(Source code of charts)
_ _ _ _

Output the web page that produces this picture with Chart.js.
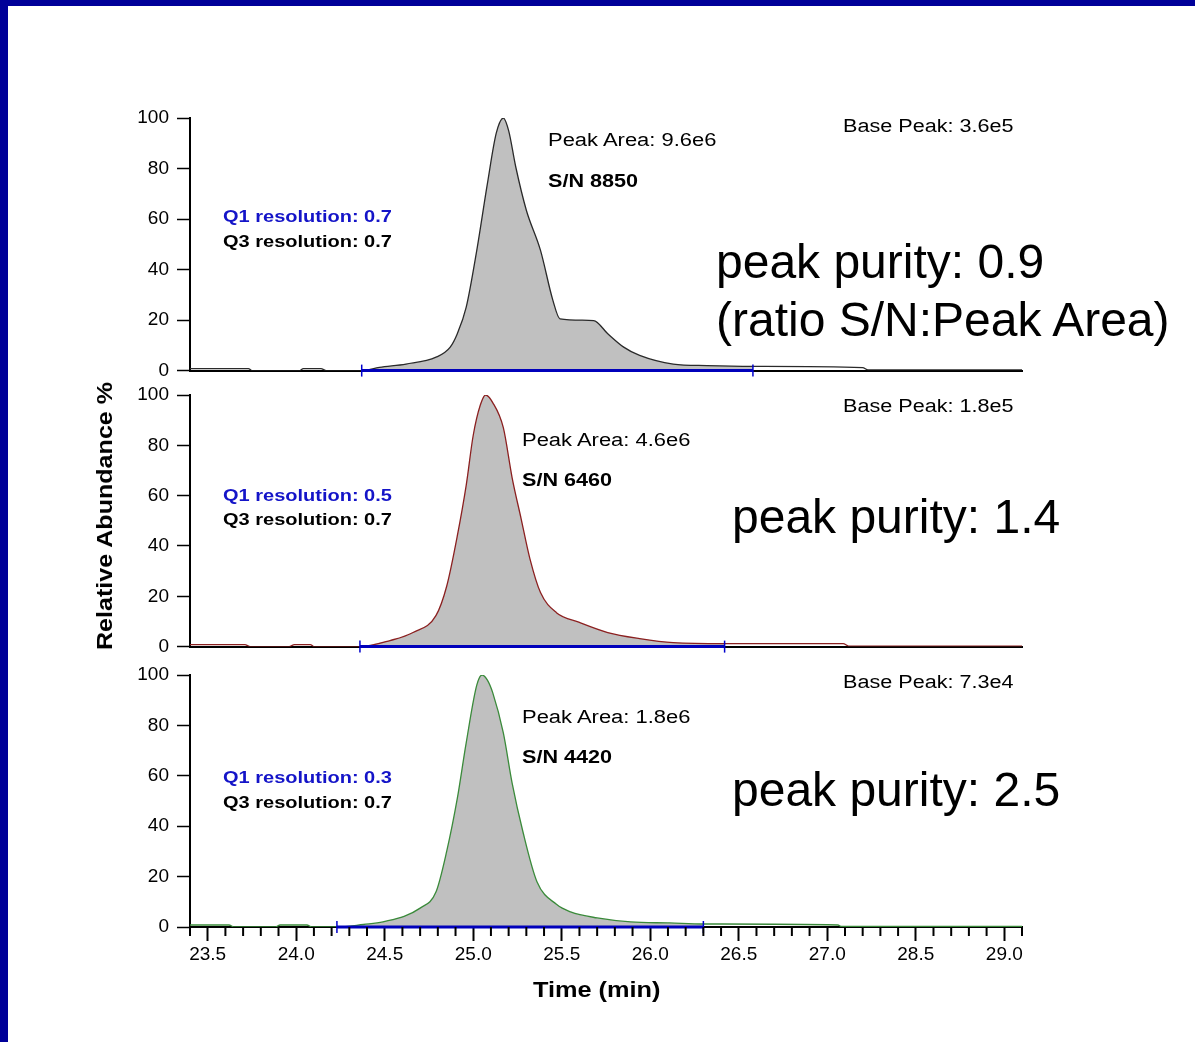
<!DOCTYPE html>
<html>
<head>
<meta charset="utf-8">
<script src="https://cdn.jsdelivr.net/npm/chart.js@4.4.0/dist/chart.umd.min.js"></script>
<style>
  body { margin: 0; background: #fff; }
  #page { position: relative; width: 1195px; height: 1042px; overflow: hidden; background: #fff;
          font-family: Arial, "Liberation Sans", sans-serif; color: #000; }
  .bar-left { position: absolute; left: 0; top: 0; width: 8px; height: 1042px; background: #000099; }
  .bar-top { position: absolute; left: 0; top: 0; width: 1195px; height: 6px; background: #000099; }
  canvas { position: absolute; left: 0; }
  .note { position: absolute; white-space: nowrap; line-height: 1; transform-origin: 0 0; }
  .base { font-size: 18px; transform: scaleX(1.2); }
  .area { font-size: 18px; transform: scaleX(1.22); }
  .sn { font-size: 18px; font-weight: bold; transform: scaleX(1.2); }
  .res { font-size: 16px; font-weight: bold; transform: scaleX(1.25); }
  .q1 { color: #1414c8; }
  .big { font-size: 48px; line-height: 58px; }
  .ytitle { position: absolute; left: 105px; top: 516px; font-size: 22px; font-weight: bold; white-space: nowrap;
            transform: translate(-50%, -50%) rotate(-90deg) scaleX(1.14); }
  .xtitle { position: absolute; left: 533px; top: 979px; font-size: 22px; font-weight: bold; line-height: 1; white-space: nowrap;
            transform-origin: 0 0; transform: scaleX(1.15); }
</style>
</head>
<body>
<div id="page">
  <div class="bar-left"></div>
  <div class="bar-top"></div>
  <canvas id="c1" width="1195" height="292" style="top:98px"></canvas>
  <canvas id="c2" width="1195" height="291" style="top:375px"></canvas>
  <canvas id="c3" width="1195" height="387" style="top:655px"></canvas>
  <div class="ytitle">Relative Abundance %</div>
  <div class="xtitle">Time (min)</div>
</div>
<script>
// x axis: tick positions and the labels printed under them
const timeTicks = [23.5, 24.0, 24.5, 25.0, 25.5, 26.0, 26.5, 27.0, 27.5, 28.0];
const timeTickLabels = ['23.5', '24.0', '24.5', '25.0', '25.5', '26.0', '26.5', '27.0', '28.5', '29.0'];
const abundanceTicks = [0, 20, 40, 60, 80, 100];

// panel 1 trace
const time1 = [23.40, 23.73, 23.75, 24.02, 24.04, 24.14, 24.17, 24.37, 24.47, 24.62, 24.79, 24.87, 24.91, 24.96,
  25.02, 25.08, 25.13, 25.17, 25.20, 25.24, 25.30, 25.38, 25.45, 25.49, 25.68, 25.76, 25.85, 25.94, 26.13, 26.32, 26.58,
  27.20, 27.23, 28.10];
const abund1 = [0.8, 0.8, 0, 0, 0.8, 0.8, 0, 0, 1.3, 2.6, 5.3, 9.3, 14.6, 25,
  47.6, 74, 94, 100, 95, 80.7, 63.5, 47.6, 27.8, 20.5, 19.8, 14.6, 9.3, 6, 2.6, 2, 1.7,
  1.2, 0.3, 0.3];
const peak1 = [24.37, 26.58];

// panel 2 trace
const time2 = [23.40, 23.71, 23.74, 23.96, 23.99, 24.08, 24.10, 24.36, 24.53, 24.66, 24.79, 24.85, 24.91, 24.96,
  25.00, 25.04, 25.07, 25.11, 25.17, 25.22, 25.27, 25.32, 25.38, 25.47, 25.60, 25.76, 25.94, 26.13, 26.42,
  27.09, 27.12, 28.10];
const abund2 = [0.8, 0.8, 0, 0, 0.8, 0.8, 0, 0, 2.4, 5.6, 12.4, 24, 44, 64,
  84, 96, 100, 97, 87, 67, 51, 35, 21.5, 13.5, 9.6, 5.6, 3.2, 1.6, 1.2,
  1.2, 0.2, 0.2];
const peak2 = [24.36, 26.42];

// panel 3 trace
const time3 = [23.40, 23.62, 23.65, 23.88, 23.91, 24.06, 24.09, 24.23, 24.38, 24.49, 24.70, 24.79, 24.85, 24.91,
  24.96, 25.02, 25.05, 25.08, 25.11, 25.17, 25.22, 25.28, 25.36, 25.47, 25.55, 25.70, 25.89, 26.11, 26.30,
  27.06, 27.08, 28.10];
const abund3 = [0.8, 0.8, 0, 0, 0.8, 0.8, 0, 0, 1, 2, 7.5, 14, 30, 51,
  73, 96, 100, 98, 93, 77, 57, 38, 18, 9, 6, 3.6, 2, 1.6, 1.2,
  0.8, 0.2, 0.2];
const peak3 = [24.23, 26.30];

// annotation values
const basePeaks = ['3.6e5', '1.8e5', '7.3e4'];
const peakAreas = ['9.6e6', '4.6e6', '1.8e6'];
const signalNoise = ['8850', '6460', '4420'];
const q1Res = ['0.7', '0.5', '0.3'];
const q3Res = ['0.7', '0.7', '0.7'];
const purity = ['0.9', '1.4', '2.5'];

// layout of each panel (canvas + notes)
const panels = [
  { id: 'c1', times: time1, values: abund1, limits: peak1, color: '#2a2a2a', padTop: 20, padBottom: 0, axis: false,
    baseTop: 117, areaX: 548, areaTop: 131, snTop: 172, q1Top: 209, q3Top: 234, bigX: 716, bigTop: 233 },
  { id: 'c2', times: time2, values: abund2, limits: peak2, color: '#8b2020', padTop: 20, padBottom: 0, axis: false,
    baseTop: 397, areaX: 522, areaTop: 431, snTop: 471, q1Top: 488, q3Top: 512, bigX: 732, bigTop: 488 },
  { id: 'c3', times: time3, values: abund3, limits: peak3, color: '#3a8a3a', padTop: 20, padBottom: 65, axis: true,
    baseTop: 673, areaX: 522, areaTop: 708, snTop: 748, q1Top: 770, q3Top: 795, bigX: 732, bigTop: 761 }
];

const minorTicks = {
  id: 'minorTicks',
  afterDraw(chart) {
    if (!chart.options.plugins.minorTicks.show) return;
    const xs = chart.scales.x, ctx = chart.ctx, y0 = chart.chartArea.bottom;
    ctx.save();
    ctx.strokeStyle = '#000';
    ctx.lineWidth = 2;
    for (let k = 0; k <= 47; k++) {
      const v = Math.round((23.4 + k * 0.1) * 10) / 10;
      if (Math.abs(v * 2 - Math.round(v * 2)) < 1e-6) continue;
      const px = xs.getPixelForValue(v);
      ctx.beginPath();
      ctx.moveTo(px, y0);
      ctx.lineTo(px, y0 + 9);
      ctx.stroke();
    }
    ctx.restore();
  }
};

function note(cls, text, x, y) {
  const d = document.createElement('div');
  d.className = 'note ' + cls;
  d.style.left = x + 'px';
  d.style.top = y + 'px';
  d.innerHTML = text;
  document.getElementById('page').appendChild(d);
}

panels.forEach((p, i) => {
  const trace = p.times.map((t, k) => ({ x: t, y: p.values[k] }));
  const peak = trace.filter(pt => pt.x >= p.limits[0] && pt.x <= p.limits[1]);
  new Chart(document.getElementById(p.id), {
    type: 'line',
    data: {
      datasets: [
        { data: peak, borderColor: 'transparent', borderWidth: 0, backgroundColor: '#c0c0c0',
          fill: 'origin', pointRadius: 0, cubicInterpolationMode: 'monotone', order: 2 },
        { data: trace, borderColor: p.color, borderWidth: 1.3, pointRadius: 0, fill: false,
          cubicInterpolationMode: 'monotone', order: 1 },
        { data: p.limits.map(t => ({ x: t, y: 0 })), borderColor: '#0000bb', borderWidth: 3, fill: false, clip: false,
          pointStyle: 'line', pointRotation: 90, pointRadius: 6, pointBorderColor: '#0000cc',
          pointBorderWidth: 1.5, order: 0 }
      ]
    },
    options: {
      responsive: false,
      animation: false,
      devicePixelRatio: 1,
      layout: { padding: { top: p.padTop, bottom: p.padBottom, left: 0, right: 173 } },
      plugins: { legend: { display: false }, tooltip: { enabled: false }, minorTicks: { show: p.axis } },
      scales: {
        x: {
          type: 'linear', min: 23.4, max: 28.1,
          afterBuildTicks: s => { s.ticks = timeTicks.map(v => ({ value: v })); },
          afterFit: s => { s.height = p.axis ? 50 : 0; },
          grid: { drawOnChartArea: false, drawTicks: p.axis, tickLength: 14, tickWidth: 2, tickColor: '#000' },
          border: { color: '#000', width: 2 },
          ticks: { display: p.axis, autoSkip: false, maxRotation: 0, padding: 2, color: '#000',
            font: { size: 19, family: 'Arial' },
            callback: (v, idx) => timeTickLabels[idx] }
        },
        y: {
          min: 0, max: 100,
          afterBuildTicks: s => { s.ticks = abundanceTicks.map(v => ({ value: v })); },
          afterFit: s => { s.width = 190; },
          grid: { drawOnChartArea: false, tickLength: 13, tickWidth: 1.5, tickColor: '#000' },
          border: { color: '#000', width: 2 },
          ticks: { color: '#000', padding: 8, font: { size: 19, family: 'Arial' } }
        }
      }
    },
    plugins: [minorTicks]
  });

  note('base', 'Base Peak: ' + basePeaks[i], 843, p.baseTop);
  note('area', 'Peak Area: ' + peakAreas[i], p.areaX, p.areaTop);
  note('sn', 'S/N ' + signalNoise[i], p.areaX, p.snTop);
  note('res q1', 'Q1 resolution: ' + q1Res[i], 223, p.q1Top);
  note('res', 'Q3 resolution: ' + q3Res[i], 223, p.q3Top);
  note('big', 'peak purity: ' + purity[i] + (i === 0 ? '<br>(ratio S/N:Peak Area)' : ''), p.bigX, p.bigTop);
});
</script>
</body>
</html>
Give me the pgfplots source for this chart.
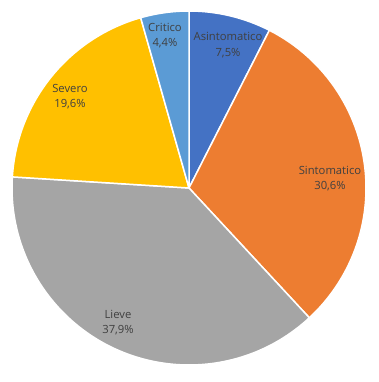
\documentclass[border=0pt]{standalone}
\usepackage{pgfplots}
\pgfplotsset{compat=1.18}
\usepackage{pgfplotstable}
\usepackage{fontspec}
\setmainfont{Open Sans}
\definecolor{cA}{HTML}{4472C4}
\definecolor{cB}{HTML}{ED7D31}
\definecolor{cC}{HTML}{A5A5A5}
\definecolor{cD}{HTML}{FFC000}
\definecolor{cE}{HTML}{5B9BD5}
\definecolor{txtgray}{HTML}{404040}
\tikzset{lbl/.style={font=\fontsize{11.3}{15.5}\selectfont, text=txtgray, align=center, inner sep=0pt}}
\pgfplotstableread[col sep=comma]{
name,value,col,lx,ly
Asintomatico,7.5,cA,228,45
Sintomatico,30.6,cB,330,178.5
Lieve,37.9,cC,118,322.5
Severo,19.6,cD,70,96.5
Critico,4.4,cE,165,35.5
}\piedata
\begin{document}
\begin{tikzpicture}
\begin{axis}[
  scale only axis, width=379bp, height=382bp,
  xmin=0, xmax=379, ymin=0, ymax=382,
  hide axis, clip=false]
\path[use as bounding box] (axis cs:0,0) rectangle (axis cs:379,382);
\pgfplotstablegetrowsof{\piedata}
\pgfmathtruncatemacro\N{\pgfplotsretval-1}
\def\cum{0}
\pgfplotsforeachungrouped \i in {0,...,\N}{%
  \pgfplotstablegetelem{\i}{value}\of\piedata \let\v\pgfplotsretval
  \pgfplotstablegetelem{\i}{col}\of\piedata \let\col\pgfplotsretval
  \pgfmathsetmacro\a{90-3.6*\cum}%
  \pgfmathsetmacro\b{90-3.6*(\cum+\v)}%
  \pgfmathsetmacro\xa{189+177*cos(\a)}%
  \pgfmathsetmacro\ya{194+177*sin(\a)}%
  \edef\temp{\noexpand\fill[\col, draw=white, line width=1.5bp, line join=round] (axis cs:189,194) -- (axis cs:\xa,\ya) arc[start angle=\a, end angle=\b, radius=177bp] -- cycle;}%
  \temp
  \pgfmathsetmacro\cum{\cum+\v}%
}
\pgfplotsforeachungrouped \i in {0,...,\N}{%
  \pgfplotstablegetelem{\i}{value}\of\piedata \let\v\pgfplotsretval
  \pgfplotstablegetelem{\i}{name}\of\piedata \let\nm\pgfplotsretval
  \pgfplotstablegetelem{\i}{lx}\of\piedata \let\lx\pgfplotsretval
  \pgfplotstablegetelem{\i}{ly}\of\piedata \let\ly\pgfplotsretval
  \pgfmathsetmacro\lyy{382-\ly}%
  \edef\temp{\noexpand\node[lbl] at (axis cs:\lx,\lyy) {\nm\noexpand\\\noexpand\pgfmathprintnumber[fixed, fixed zerofill, precision=1, use comma, assume math mode=true]{\v}\noexpand\%};}%
  \temp
}
\end{axis}
\end{tikzpicture}
\end{document}
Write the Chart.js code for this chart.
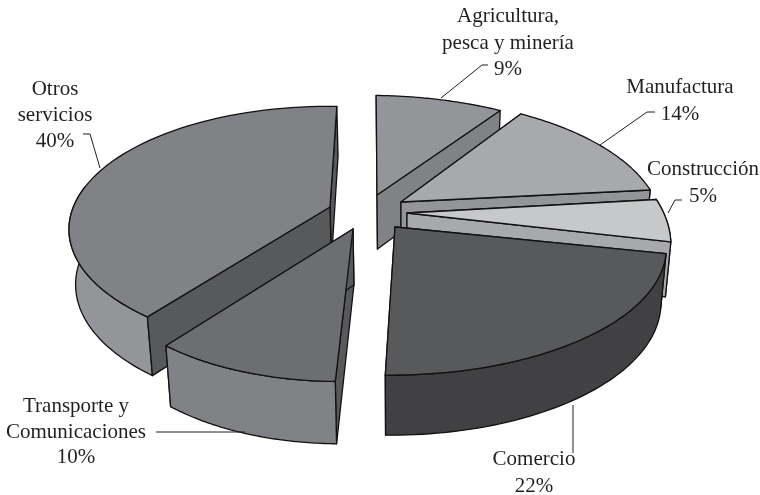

_ _ _ _

Pick out the lines containing the string "page".

→ The result:
Output the web page that produces this picture with Chart.js.
  #page { position: relative; width: 1195px; height: 1042px; overflow: hidden; background: #fff;
<div id="page">
  document.getElementById('page').appendChild(d);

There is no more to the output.